Yes the issue is whether or not $\phi$ is well-defined.

If we assume $\phi$ IS well-defined, this means that $\phi$ is constant on any coset of $N$ (it has to be, or else $\Phi$ is not a function).

In particular, $\phi$ must be constant on the coset of the identity, $N$. That is, for any $n \in N, \phi(N) = \phi(nN) = \Phi(n)$. Since $e \in N$, we must have $\phi(N) = \phi(eN) = \Phi(e)$, which shows that $\Phi(n) = \Phi(e) = e_H$

that is: $N \subseteq \text{ker }\Phi$.

One way to do this without "element-chasing" (using the $g_1,g_2$) is to say $\Phi$ factors through $\pi$, that is, assert there is a homomorphism $\phi$ such that: $\Phi = \phi\pi$. What we have just shown is that this happens iff $\Phi$ annihilates $N$.

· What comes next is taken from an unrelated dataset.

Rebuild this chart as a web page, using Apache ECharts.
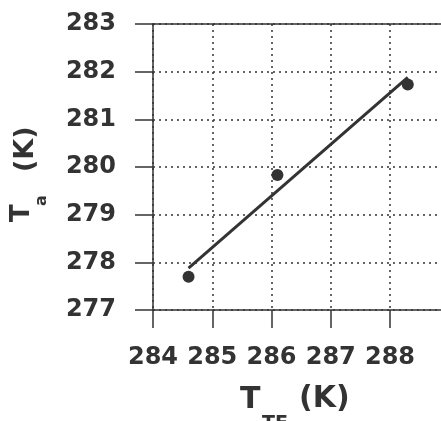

The "canonical nature" of $\pi$ is then expressed as: $\pi$ is UNIVERSAL among homomorphisms that annihilate $N$.

(The term "annihilate" is used because the trivial group is a "zero object" for the class of all groups, in the sense that there is always UNIQUE homomorphisms:

$\iota: \{e\} \to G$ <--this says the trivial group is an "initial group"

$\tau: G \to \{e\}$ <--this says the trivial group is a "terminal group"

for any group $G$.

In other words, a trivial group acts much the same as a trivial vector space (consisting just of a 0-vector), which has similar properties with "linear mapping" substituted for "homomorphism").